В подробности истории метафоры женственной России до ХХ века в данной статье не будем углубляться. Хочется только указать на проблематичные соотношения европеизированной русской интеллигенции и России или русского народа, которые в некоторых текстах ХIX века формулируются как отношения между женихом и невестой.[3] Но здесь хотелось бы обратиться к ХХ веку. Особенно в символизме широко распространено изображение такого образа то есть представление отношений между интеллигенцией и народом, как брак в форме литературной метафоры. В этой метафоре роли мистической невесты и жениха закреплены соответственно за Россией или русским народом и интеллигенции.

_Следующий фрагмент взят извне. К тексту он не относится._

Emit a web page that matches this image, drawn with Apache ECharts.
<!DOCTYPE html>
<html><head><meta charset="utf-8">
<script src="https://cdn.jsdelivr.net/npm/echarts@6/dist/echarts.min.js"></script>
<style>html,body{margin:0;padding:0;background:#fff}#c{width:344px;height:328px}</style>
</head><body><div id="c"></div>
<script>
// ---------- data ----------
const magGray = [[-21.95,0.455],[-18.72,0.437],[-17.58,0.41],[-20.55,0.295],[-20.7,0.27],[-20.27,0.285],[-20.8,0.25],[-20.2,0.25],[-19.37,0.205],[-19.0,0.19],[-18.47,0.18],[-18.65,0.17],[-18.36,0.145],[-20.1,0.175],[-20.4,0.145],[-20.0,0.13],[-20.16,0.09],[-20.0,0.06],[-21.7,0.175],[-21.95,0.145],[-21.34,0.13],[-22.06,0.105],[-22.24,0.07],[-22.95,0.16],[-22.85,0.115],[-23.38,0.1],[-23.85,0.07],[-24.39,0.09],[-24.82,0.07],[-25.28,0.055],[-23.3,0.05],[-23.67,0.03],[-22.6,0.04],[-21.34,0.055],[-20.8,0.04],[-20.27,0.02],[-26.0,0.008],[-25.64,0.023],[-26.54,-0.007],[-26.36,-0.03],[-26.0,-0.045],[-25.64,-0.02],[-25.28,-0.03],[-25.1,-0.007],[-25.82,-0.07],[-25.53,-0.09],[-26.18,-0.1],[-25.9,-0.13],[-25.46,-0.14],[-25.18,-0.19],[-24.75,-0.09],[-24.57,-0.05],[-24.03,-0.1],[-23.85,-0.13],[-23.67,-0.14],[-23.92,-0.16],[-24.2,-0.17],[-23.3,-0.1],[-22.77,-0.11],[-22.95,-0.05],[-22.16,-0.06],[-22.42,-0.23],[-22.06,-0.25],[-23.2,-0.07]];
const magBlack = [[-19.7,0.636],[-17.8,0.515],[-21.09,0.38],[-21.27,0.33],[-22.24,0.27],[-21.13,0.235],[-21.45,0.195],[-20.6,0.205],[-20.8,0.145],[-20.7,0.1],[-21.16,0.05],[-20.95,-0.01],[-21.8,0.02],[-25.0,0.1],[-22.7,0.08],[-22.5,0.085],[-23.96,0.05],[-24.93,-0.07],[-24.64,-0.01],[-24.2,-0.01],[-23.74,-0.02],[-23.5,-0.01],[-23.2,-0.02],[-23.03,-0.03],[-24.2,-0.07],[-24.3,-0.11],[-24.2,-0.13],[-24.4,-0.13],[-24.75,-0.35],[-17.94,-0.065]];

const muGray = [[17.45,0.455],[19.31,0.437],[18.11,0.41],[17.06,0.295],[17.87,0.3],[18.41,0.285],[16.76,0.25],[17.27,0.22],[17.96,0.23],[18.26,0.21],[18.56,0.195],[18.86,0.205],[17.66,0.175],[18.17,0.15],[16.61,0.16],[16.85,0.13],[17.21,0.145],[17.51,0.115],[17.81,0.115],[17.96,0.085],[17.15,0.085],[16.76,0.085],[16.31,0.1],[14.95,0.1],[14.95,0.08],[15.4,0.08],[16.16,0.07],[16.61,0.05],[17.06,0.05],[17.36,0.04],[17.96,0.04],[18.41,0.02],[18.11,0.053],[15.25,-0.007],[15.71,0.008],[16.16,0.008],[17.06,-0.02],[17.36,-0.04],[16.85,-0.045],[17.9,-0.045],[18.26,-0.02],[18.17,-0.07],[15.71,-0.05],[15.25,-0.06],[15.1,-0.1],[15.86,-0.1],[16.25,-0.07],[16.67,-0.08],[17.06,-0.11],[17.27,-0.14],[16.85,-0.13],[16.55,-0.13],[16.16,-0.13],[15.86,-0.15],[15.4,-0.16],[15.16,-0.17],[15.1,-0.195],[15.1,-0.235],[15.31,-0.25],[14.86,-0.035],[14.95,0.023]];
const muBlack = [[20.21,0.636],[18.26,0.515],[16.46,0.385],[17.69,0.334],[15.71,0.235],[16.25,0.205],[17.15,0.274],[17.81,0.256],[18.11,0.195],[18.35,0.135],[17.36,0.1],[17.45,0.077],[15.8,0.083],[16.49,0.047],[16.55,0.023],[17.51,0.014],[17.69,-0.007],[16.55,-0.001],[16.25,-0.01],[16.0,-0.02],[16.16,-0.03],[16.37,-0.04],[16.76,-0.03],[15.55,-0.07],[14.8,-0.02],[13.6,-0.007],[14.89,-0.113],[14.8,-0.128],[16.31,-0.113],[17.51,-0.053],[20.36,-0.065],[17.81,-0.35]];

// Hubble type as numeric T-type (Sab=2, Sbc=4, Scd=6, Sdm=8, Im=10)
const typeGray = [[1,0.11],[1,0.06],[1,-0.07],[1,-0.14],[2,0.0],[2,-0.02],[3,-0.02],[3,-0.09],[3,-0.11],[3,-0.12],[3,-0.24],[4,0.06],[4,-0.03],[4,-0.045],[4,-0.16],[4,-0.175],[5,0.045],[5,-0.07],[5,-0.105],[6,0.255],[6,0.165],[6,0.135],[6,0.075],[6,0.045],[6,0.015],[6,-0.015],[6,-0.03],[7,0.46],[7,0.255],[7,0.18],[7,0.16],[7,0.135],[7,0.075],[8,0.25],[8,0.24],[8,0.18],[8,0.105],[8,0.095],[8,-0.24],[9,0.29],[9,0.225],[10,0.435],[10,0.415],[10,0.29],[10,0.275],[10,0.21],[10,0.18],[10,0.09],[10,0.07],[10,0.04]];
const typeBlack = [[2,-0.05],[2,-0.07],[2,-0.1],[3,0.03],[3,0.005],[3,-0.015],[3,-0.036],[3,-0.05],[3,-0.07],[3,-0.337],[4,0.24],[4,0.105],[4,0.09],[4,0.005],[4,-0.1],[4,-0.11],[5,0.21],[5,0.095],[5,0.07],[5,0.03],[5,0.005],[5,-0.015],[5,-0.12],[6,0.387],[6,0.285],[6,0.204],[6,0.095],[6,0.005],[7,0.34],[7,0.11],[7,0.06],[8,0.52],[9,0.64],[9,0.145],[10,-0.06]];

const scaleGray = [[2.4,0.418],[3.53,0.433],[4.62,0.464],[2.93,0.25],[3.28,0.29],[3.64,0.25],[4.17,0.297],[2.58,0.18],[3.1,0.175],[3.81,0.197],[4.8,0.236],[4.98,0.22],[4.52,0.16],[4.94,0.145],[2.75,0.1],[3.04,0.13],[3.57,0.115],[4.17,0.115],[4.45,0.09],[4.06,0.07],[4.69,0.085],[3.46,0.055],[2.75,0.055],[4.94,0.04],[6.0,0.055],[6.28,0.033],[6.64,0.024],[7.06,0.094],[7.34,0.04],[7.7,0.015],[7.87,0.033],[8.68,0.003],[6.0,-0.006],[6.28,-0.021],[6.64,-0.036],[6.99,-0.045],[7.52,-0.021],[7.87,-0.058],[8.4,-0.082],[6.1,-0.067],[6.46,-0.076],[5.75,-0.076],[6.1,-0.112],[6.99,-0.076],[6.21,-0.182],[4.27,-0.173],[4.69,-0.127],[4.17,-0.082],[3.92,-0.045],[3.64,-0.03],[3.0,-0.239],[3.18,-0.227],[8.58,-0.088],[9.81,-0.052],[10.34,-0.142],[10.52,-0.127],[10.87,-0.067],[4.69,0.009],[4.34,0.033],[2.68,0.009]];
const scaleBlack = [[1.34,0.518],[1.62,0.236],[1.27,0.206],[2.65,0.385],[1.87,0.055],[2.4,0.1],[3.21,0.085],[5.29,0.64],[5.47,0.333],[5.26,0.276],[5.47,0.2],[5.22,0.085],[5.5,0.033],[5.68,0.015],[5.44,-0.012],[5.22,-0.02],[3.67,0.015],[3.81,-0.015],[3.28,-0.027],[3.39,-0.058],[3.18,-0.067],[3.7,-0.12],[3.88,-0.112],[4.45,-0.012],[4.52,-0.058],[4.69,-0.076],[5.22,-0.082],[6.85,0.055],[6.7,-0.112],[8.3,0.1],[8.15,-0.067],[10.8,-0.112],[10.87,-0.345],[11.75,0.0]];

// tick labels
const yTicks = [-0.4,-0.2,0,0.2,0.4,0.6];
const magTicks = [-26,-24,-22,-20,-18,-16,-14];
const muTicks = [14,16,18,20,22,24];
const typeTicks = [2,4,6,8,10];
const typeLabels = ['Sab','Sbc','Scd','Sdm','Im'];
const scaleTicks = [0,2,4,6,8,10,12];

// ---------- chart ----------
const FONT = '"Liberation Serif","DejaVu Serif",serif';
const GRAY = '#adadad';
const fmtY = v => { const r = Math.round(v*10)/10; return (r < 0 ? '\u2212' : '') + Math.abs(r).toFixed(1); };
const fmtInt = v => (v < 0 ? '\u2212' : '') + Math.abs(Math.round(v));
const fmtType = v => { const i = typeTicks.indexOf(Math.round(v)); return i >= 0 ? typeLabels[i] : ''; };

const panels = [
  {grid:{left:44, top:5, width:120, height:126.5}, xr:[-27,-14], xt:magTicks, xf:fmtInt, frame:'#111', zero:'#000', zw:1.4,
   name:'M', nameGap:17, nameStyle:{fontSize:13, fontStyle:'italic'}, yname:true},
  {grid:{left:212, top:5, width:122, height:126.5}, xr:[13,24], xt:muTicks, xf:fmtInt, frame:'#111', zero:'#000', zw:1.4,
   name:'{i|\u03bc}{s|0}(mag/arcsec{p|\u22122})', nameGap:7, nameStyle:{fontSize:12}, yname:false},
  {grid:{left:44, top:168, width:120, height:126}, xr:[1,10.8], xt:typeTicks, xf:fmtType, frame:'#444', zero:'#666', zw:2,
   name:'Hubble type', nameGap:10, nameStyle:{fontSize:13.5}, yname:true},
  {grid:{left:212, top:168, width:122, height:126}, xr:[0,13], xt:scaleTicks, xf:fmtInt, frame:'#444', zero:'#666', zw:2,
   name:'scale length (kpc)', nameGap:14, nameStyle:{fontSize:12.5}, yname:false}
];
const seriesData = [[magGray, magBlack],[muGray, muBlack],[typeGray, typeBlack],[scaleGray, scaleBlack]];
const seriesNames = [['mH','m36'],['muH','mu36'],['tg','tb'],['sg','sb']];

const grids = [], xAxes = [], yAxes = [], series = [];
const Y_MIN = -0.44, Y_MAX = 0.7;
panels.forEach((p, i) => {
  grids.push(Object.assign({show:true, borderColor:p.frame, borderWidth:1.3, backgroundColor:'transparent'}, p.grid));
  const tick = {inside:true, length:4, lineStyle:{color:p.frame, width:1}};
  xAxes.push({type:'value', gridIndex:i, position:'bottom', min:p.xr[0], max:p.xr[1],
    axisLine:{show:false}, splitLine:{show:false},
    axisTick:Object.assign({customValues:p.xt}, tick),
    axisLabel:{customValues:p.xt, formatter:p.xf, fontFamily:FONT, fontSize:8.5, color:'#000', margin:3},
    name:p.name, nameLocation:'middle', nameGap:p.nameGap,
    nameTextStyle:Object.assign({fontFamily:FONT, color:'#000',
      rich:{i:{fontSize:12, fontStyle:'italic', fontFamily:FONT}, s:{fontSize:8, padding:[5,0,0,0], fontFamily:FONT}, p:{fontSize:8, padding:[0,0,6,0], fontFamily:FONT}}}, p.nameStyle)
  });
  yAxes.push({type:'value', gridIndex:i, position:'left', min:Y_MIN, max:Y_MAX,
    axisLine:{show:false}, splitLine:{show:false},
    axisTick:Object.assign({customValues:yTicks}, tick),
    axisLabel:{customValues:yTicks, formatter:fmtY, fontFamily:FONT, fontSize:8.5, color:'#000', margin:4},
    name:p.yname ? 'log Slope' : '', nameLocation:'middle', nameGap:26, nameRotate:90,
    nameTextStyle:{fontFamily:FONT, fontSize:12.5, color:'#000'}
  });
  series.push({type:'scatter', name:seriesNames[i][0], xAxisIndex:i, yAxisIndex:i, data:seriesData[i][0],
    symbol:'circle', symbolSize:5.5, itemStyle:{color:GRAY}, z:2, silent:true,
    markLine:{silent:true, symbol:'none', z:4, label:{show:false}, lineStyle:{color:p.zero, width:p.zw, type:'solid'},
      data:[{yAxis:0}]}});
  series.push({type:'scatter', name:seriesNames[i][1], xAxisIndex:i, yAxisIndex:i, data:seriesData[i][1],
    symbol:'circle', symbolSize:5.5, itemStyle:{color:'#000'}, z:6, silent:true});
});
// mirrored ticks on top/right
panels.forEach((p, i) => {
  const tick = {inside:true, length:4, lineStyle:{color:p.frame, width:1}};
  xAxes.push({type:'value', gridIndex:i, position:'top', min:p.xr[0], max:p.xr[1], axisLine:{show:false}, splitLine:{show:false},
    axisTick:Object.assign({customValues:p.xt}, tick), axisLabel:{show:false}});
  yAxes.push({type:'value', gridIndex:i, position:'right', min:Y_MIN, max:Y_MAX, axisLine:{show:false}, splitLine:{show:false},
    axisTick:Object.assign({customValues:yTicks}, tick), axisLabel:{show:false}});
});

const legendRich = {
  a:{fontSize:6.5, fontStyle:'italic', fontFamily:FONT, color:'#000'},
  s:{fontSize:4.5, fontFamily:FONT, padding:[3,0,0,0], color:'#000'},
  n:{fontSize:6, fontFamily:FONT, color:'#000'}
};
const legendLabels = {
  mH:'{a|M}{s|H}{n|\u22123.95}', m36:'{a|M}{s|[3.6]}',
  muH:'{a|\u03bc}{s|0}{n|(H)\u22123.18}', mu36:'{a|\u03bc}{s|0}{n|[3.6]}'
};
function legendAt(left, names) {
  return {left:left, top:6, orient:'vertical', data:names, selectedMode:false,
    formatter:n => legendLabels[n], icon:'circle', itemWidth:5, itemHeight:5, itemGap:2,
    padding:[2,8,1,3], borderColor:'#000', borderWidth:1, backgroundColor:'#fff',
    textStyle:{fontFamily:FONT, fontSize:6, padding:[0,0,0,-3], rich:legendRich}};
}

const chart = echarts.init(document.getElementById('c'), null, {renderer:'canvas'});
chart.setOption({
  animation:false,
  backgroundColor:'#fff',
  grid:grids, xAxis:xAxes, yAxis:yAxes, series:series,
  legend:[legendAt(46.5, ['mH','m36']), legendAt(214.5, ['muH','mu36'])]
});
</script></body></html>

Порой в метафорической интриге встречается и третий образ государство, которое представляется как злая и часто иностранная мужская сила, от которой надо освободить невесту. Здесь можно привести много примеров из творчества поэтов Бальмонта, Сологуба, Волошина, из философских и публицистических произведений Белого, Соловьева, Розанова и Бердяева.[4] Сосредоточимся, однако, на авторе, в чьих текстах метафора изображается наиболее подробно. Это Александр Блок.

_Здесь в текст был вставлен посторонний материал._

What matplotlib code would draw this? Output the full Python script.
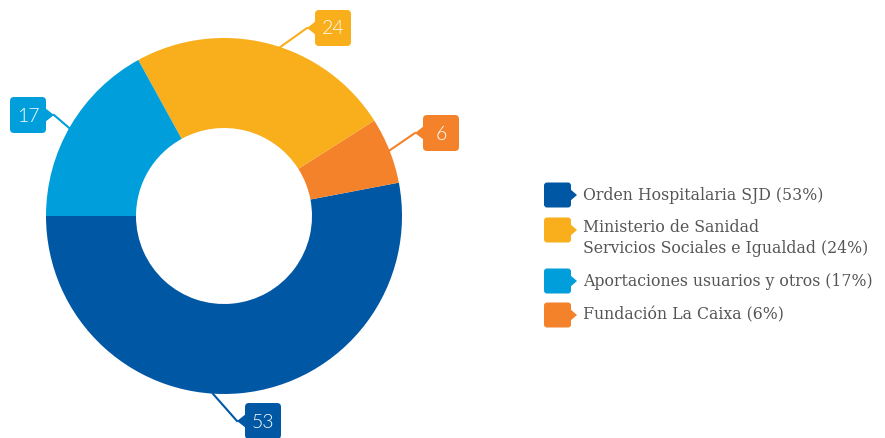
import matplotlib
matplotlib.use("Agg")
import matplotlib.pyplot as plt
import numpy as np
from matplotlib.patches import FancyBboxPatch, Polygon

# data
categories = [
    "Orden Hospitalaria SJD (53%)",
    "Fundación La Caixa (6%)",
    "Ministerio de Sanidad\nServicios Sociales e Igualdad (24%)",
    "Aportaciones usuarios y otros (17%)",
]
values = [53, 6, 24, 17]
colors = ["#0057A4", "#F3822B", "#F9AE1B", "#009EDB"]
legend_order = [0, 2, 3, 1]

W, H = 885, 438
fig = plt.figure(figsize=(W / 100, H / 100), dpi=100)
ax = fig.add_axes([0, 0, 1, 1])
ax.set_xlim(0, W)
ax.set_ylim(0, H)
ax.set_aspect("equal")
ax.axis("off")

cx, cy, r_out, r_in = 224, H - 216, 178, 88
wedges, _ = ax.pie(values, colors=colors, startangle=180, counterclock=True,
                   center=(cx, cy), radius=r_out,
                   wedgeprops=dict(width=r_out - r_in, linewidth=0))
ax.set_xlim(0, W)
ax.set_ylim(0, H)

# value boxes: (box center in image px, pointer side, leader angle tweak)
box_layout = [((263, 421), "left", -9), ((441, 133), "left", 0),
              ((333, 28), "left", -4), ((28, 115), "right", 1)]
bw, bh = 36, 36
for w, v, c, (pos, side, tweak) in zip(wedges, values, colors, box_layout):
    ang = np.deg2rad((w.theta1 + w.theta2) / 2 + tweak)
    sx, sy = cx + r_out * np.cos(ang), cy + r_out * np.sin(ang)
    bx, by = pos[0], H - pos[1]
    x0, y0 = bx - bw / 2, by - bh / 2
    ax.add_patch(FancyBboxPatch((x0, y0), bw, bh,
                                boxstyle="round,pad=0,rounding_size=4",
                                fc=c, ec="none", zorder=4))
    if side == "left":
        tip = (x0 - 8, by)
        tri = [(x0 + 1, by + 7), tip, (x0 + 1, by - 7)]
    else:
        tip = (x0 + bw + 8, by)
        tri = [(x0 + bw - 1, by + 7), tip, (x0 + bw - 1, by - 7)]
    ax.add_patch(Polygon(tri, closed=True, fc=c, ec="none", zorder=4))
    ax.plot([sx, tip[0]], [sy, tip[1]], color=c, lw=1.5, zorder=3)
    ax.text(bx, by - 1, str(v), color="white", fontsize=14, family="Lato",
            fontweight=300, ha="center", va="center", zorder=10)

# legend
leg_rows = [195, 230, 281, 315]
sq_x, sq_w, sq_h = 544, 27, 25
for row, i in zip(leg_rows, legend_order):
    yc = H - row
    c = colors[i]
    ax.add_patch(FancyBboxPatch((sq_x, yc - sq_h / 2), sq_w, sq_h,
                                boxstyle="round,pad=0,rounding_size=3",
                                fc=c, ec="none"))
    ax.add_patch(Polygon([(sq_x + sq_w - 1, yc + 6), (sq_x + sq_w + 6, yc),
                          (sq_x + sq_w - 1, yc - 6)], closed=True, fc=c, ec="none"))
    label = categories[i]
    ty = H - 238 if "\n" in label else yc
    ax.text(583, ty, label, color="#555555", fontsize=11.3, family="DejaVu Serif",
            ha="left", va="center", linespacing=1.35)

fig.savefig("out.png", dpi=100)
plt.close()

Уже неоднократно отмечалось исследователями, что в блоковском собрании стихов Родина (19071916) отношение поэта к России именно интимно-личное отношение влюблённого к возлюбленной, или жениха к невесте (Долгополов 1984, 57; Минц 1999, 360; Рябов 2001, 145). Его любовь не исключительно платоническая; она явно имеет эротический оттенок. Так, поэт называет красоту своей метафорической невесты разбойной, и упоминает шопотливые, тихие речи и запылавшие щёки её (Блок III, 254 и 268). Однако этот эротический оттенок нигде не переводится в телесную метафорику. В тех фрагментах, которые отсылают к телесной импликации метафоры, выделяются исключительно элементы лица, а не тела. Упоминаются щеки, платок до бровей, и мгновенный взор символической невесты (там же); но про тело нигде не упоминается. Абстрактность этого тела усиливается тем, что оно неприкосновенное: нигде не изображаются ни прикосновения поэта к нему, ни фантазии о таком прикосновении. Следовательно, персонифицированная Россия в Родине в первую очередь символическая, духовная концепция. Словами Зары Минц, здесь Стихия оказывается универсальной духовной первоосновой бытия; народ, Родина наиболее близкими её глубинной природе земными воплощениями (Минц 1999, 351).

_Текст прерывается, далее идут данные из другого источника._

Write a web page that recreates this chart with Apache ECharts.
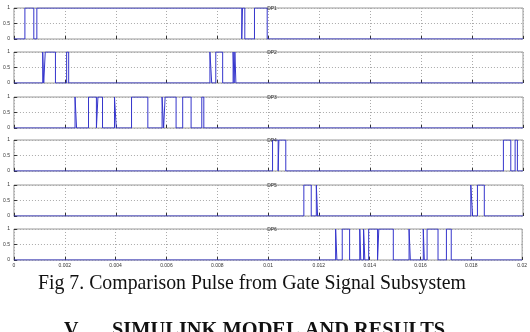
<!DOCTYPE html>
<html>
<head>
<meta charset="utf-8">
<script src="https://cdn.jsdelivr.net/npm/echarts@6/dist/echarts.min.js"></script>
<style>
  html, body { margin: 0; padding: 0; background: #ffffff; }
  #chart { width: 530px; height: 332px; }
</style>
</head>
<body>
<div id="chart"></div>
<script>
// switching instants (s) of each gate pulse, every trace starts low
var dp1Edges = [0.00043, 0.00078, 0.0009, 0.00895, 0.00898, 0.00907, 0.00945, 0.00995]
var dp2Edges = [0.00113, 0.00117, 0.00123, 0.00163, 0.00207, 0.00215, 0.0077, 0.00777,
  0.00793, 0.0082, 0.00861, 0.00865, 0.00868, 0.00872]
var dp3Edges = [0.0024, 0.00246, 0.00293, 0.00324, 0.0033, 0.00348, 0.00395, 0.00402,
  0.00462, 0.00526, 0.00582, 0.00588, 0.00594, 0.00637, 0.00663, 0.00696, 0.00738, 0.00746]
var dp4Edges = [0.01016, 0.01038, 0.01041, 0.01068, 0.01923, 0.01952, 0.01969, 0.01978]
var dp5Edges = [0.01139, 0.01168, 0.01188, 0.01193, 0.01795, 0.01802, 0.01821, 0.01848]
var dp6Edges = [0.01266, 0.01271, 0.01292, 0.01321, 0.01361, 0.01365, 0.01376, 0.01381,
  0.01396, 0.01431, 0.01436, 0.01493, 0.01555, 0.0156, 0.01611, 0.01615, 0.01626,
  0.01669, 0.01702, 0.01721]

var traceNames = ['DP1', 'DP2', 'DP3', 'DP4', 'DP5', 'DP6']
var traceEdges = [dp1Edges, dp2Edges, dp3Edges, dp4Edges, dp5Edges, dp6Edges]
var timeTicks = [0, 0.002, 0.004, 0.006, 0.008, 0.01, 0.012, 0.014, 0.016, 0.018, 0.02]
var levelTicks = [0, 0.5, 1]

var caption = 'Fig 7. Comparison Pulse from Gate Signal Subsystem'
var sectionNo = 'V.'
var sectionTitle = 'SIMULINK MODEL AND RESULTS'

var gridTops = [8, 52, 97, 140, 185, 229]
var gridH = 31

// square wave: hold the level, then jump straight up/down at each edge
function pulseData (edges) {
  var level = 0
  var out = [[timeTicks[0], level]]
  edges.forEach(function (t) {
    out.push([t, level])
    level = 1 - level
    out.push([t, level])
  })
  out.push([timeTicks[timeTicks.length - 1], level])
  return out
}

var grids = []
var xAxes = []
var yAxes = []
var series = []
var titles = []

traceNames.forEach(function (name, i) {
  grids.push({
    left: 11,
    right: 7,
    top: gridTops[i],
    height: gridH,
    show: true,
    borderColor: '#9a9a9a',
    borderWidth: 1
  })
  xAxes.push({
    type: 'value',
    gridIndex: i,
    min: timeTicks[0],
    max: timeTicks[timeTicks.length - 1],
    interval: 0.002,
    axisLine: { show: false },
    axisTick: { show: true, inside: true, length: 3, lineStyle: { color: '#333', width: 1 } },
    axisLabel: {
      show: i === traceNames.length - 1,
      fontSize: 5,
      color: '#333',
      margin: 3,
      formatter: function (v) { return String(+v.toFixed(3)) }
    },
    splitLine: { show: true, lineStyle: { color: '#aaaaaa', type: [1, 2], width: 1 } }
  })
  yAxes.push({
    type: 'value',
    gridIndex: i,
    min: levelTicks[0],
    max: levelTicks[levelTicks.length - 1],
    interval: 0.5,
    axisLine: { show: false },
    axisTick: { show: true, inside: true, length: 3, lineStyle: { color: '#333' } },
    axisLabel: { fontSize: 5, color: '#333', margin: 4 },
    splitLine: { show: true, lineStyle: { color: '#aaaaaa', type: [1, 2], width: 1 } }
  })
  series.push({
    name: name,
    type: 'line',
    xAxisIndex: i,
    yAxisIndex: i,
    symbol: 'none',
    silent: true,
    animation: false,
    sampling: null,
    lineStyle: { color: '#3535cc', width: 1 },
    data: pulseData(traceEdges[i])
  })
  titles.push({
    text: name,
    left: 267,
    top: gridTops[i] - 7,
    textAlign: 'center',
    textStyle: { fontSize: 5, fontWeight: 'normal', color: '#333' }
  })
})

var myChart = echarts.init(document.getElementById('chart'), null, { renderer: 'canvas' })
myChart.setOption({
  backgroundColor: '#ffffff',
  animation: false,
  title: titles,
  grid: grids,
  xAxis: xAxes,
  yAxis: yAxes,
  series: series,
  graphic: [{
    type: 'text',
    x: 38,
    y: 272,
    scaleX: 0.9,
    style: {
      text: caption,
      font: '22px "Liberation Serif"',
      fill: '#111'
    }
  }, {
    type: 'text',
    x: 64,
    y: 321,
    style: {
      text: sectionNo,
      font: 'bold 20px "Liberation Serif"',
      fill: '#111'
    }
  }, {
    type: 'text',
    x: 112,
    y: 321,
    scaleX: 1.02,
    style: {
      text: sectionTitle,
      font: 'bold 20px "Liberation Serif"',
      fill: '#111'
    }
  }]
})
</script>
</body>
</html>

В пьесе Песня Судьбы (1908) Россия персонифицируется подобным отвлеченным образом. В ней развивается любовная интрига между героиней Фаиной и героем Германом, которые довольно открыто символизируют соответственно Россию и интеллигенцию. Третья фигура, соперник Германа в любви к Фаине, также открыто ассоцируется с властью и иностранными силами.

Фаина, Герман и спутник театральные персонажи, которые физически намного более подробно описаны, чем фигура России-возлюбленной в поэзии Блока. Так, узнаем что у Фаины темные волосы, огромные глаза и тонкая фигура (Блок IV, 127). Любовная встреча здесь также приобретает более физический характер: Фаина, например, несколько раз целует и обнимает Германа (там же, 141, 161 и 166). Однако их сближение все еще касается исключительно лица, не тела. К тому же, Фаина остается недосягаемой для Германа. Нигде не описано прикосновение Германа к ее телу. Важен для неприкосновенности Фаины мотив невидимости, который присущ и многим другим женским персонажам Блока. Фаина выступает на сцене как еле зримый образ: очертания женщины, пышно убранной в тяжелые черные ткани [] Лица не видно (там же, 117). Она во всей пьесе остается еле зримой: при встречах с ней Герман отчаянно повторяет несколько раз, что он не может ни видеть, ни помнить ее лица. [5]

Можно заключить, что метафора женственной России и метафорического брака у Блока порой эротический образ, который все же остается абстрактно-духовным, без вещественно ощутимых или телесных контуров. И это не объясняется тем, что это возвышенная фигура. Фаину даже называют женщиной сомнительной репутации. Но описания блоковских женских фигур, даже демонических или падших, никогда не изобилуют конкретными телесными подробностями.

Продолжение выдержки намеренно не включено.